Without all of these technologies and the companies that make them possible, this oil wouldn’t be flowing in the first place. So clearly a lot of money is heading towards the oil service companies and those that sell these high-tech drilling components.
These companies are set to do well over the years, as we’ve talked about before.
But there is another sector that’s set to do well with all of this oil and gas hitting the pipes — and it’s something you can be a part of.
“They used to be happy with a buck a barrel, but apparently that’s not good enough anymore.” I overheard in a conversation between a couple of old hands in the Permian oil patch. “Now they want $6” one exclaimed, “they’re taking all of the arbitrage for themselves!”
The two were talking about transporting oil from the booming Permian. With more oil coming online, oil pipelines are filling up and some transportation companies are making a killing.
They weren’t the only ones singing this song, either.
“The biggest problem is getting the oil out” says Scott Sheffield of Pioneer Natural Resources, one of the big Permian oil producers.
The Permian basin is becoming a glut of oil.
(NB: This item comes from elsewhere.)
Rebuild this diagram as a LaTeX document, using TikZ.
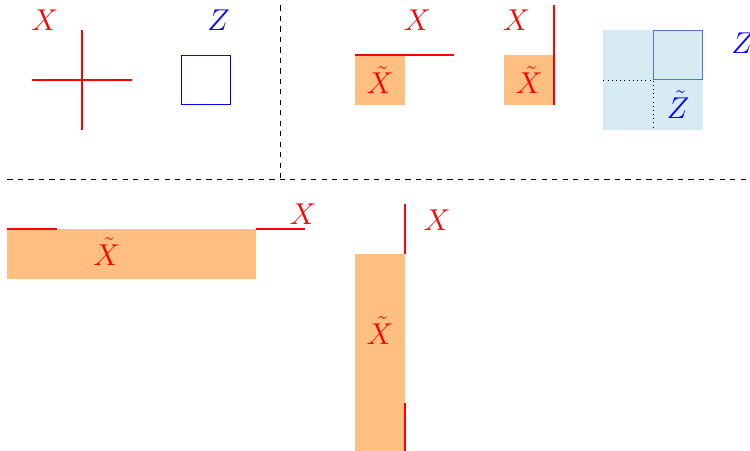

And to put a fine point on it, at several different points on my latest trip to Texas I heard about companies looking into transporting oil by train.
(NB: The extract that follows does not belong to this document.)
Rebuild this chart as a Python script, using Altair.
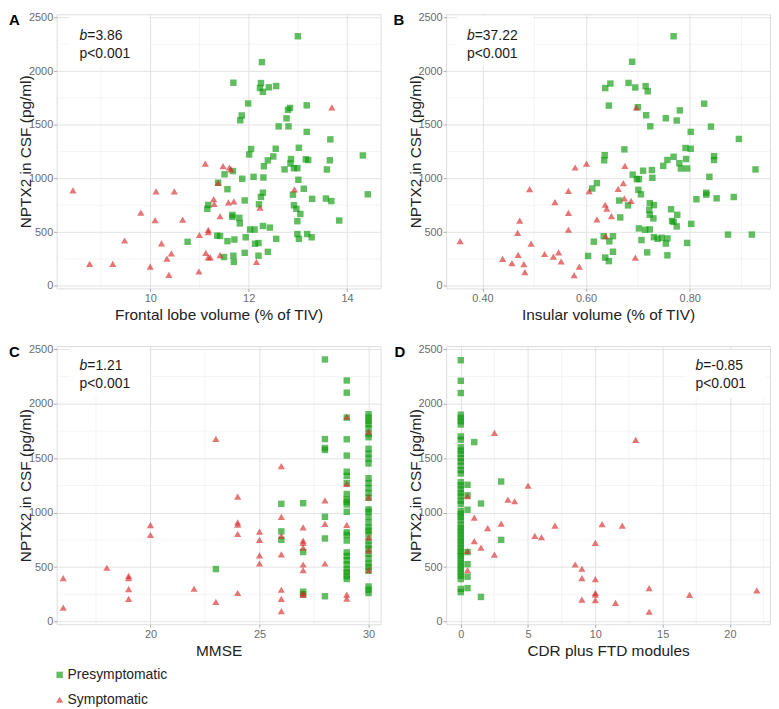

You know the situation has gotten out of hand when guys in West Texas are thinking about transporting oil to Cushing, OK by railcar.
Plus, it’s only expected to magnify in the next few years. Pioneer’s Sheffield, talking to the crowd at the Developing Unconventional Gas conference in Fort Worth, TX, expects the horizontal rig count in the Permian to jump 60-70% in five years.
Indeed, the long-term outlook for pipeline players is up. Specifically, the midstream industry — pipelines, processing and other transport.
These are the companies that can transport oil and gas — and when prices are high, like today’s oil prices, they can demand higher “tolls” for the oil transport. In the case of the conversation I heard above sometimes these transport companies can take all of the juice for themselves.
With more oil (and gas) set to hit America’s pipeline system over the next five years — and for many years to come — this is a great long-term way to play America’s oil boom. Especially if you’re looking for steady income.
“You see, there is a huge upfront cost to put in a pipeline” our income export Jim Nelson says. “But after that’s built, there are very few ongoing costs. It’s almost all income…income directly from [oil] companies that need to ship their products.”
One company that has its hands in the Permian mix is Magellan Midstream Partners (MMP: NYSE). The company owns the rights to the Longhorn pipeline — from Houston to El Paso. And just last year announced that it would reverse the flow — now heading from El Paso to Houston and picking up some of the extra Permian production on the way.
Just as an example, Magellan pays nearly a 5% dividend. That’s a solid income play that could get much sweeter over the years.
Naturally, there are other pipeline players in the area too. All of which are worth a look.
With more oil set to come online in the next five to ten years — and contract negotiations always getting updated — now’s a good time to buy into this long-term, black gold trend.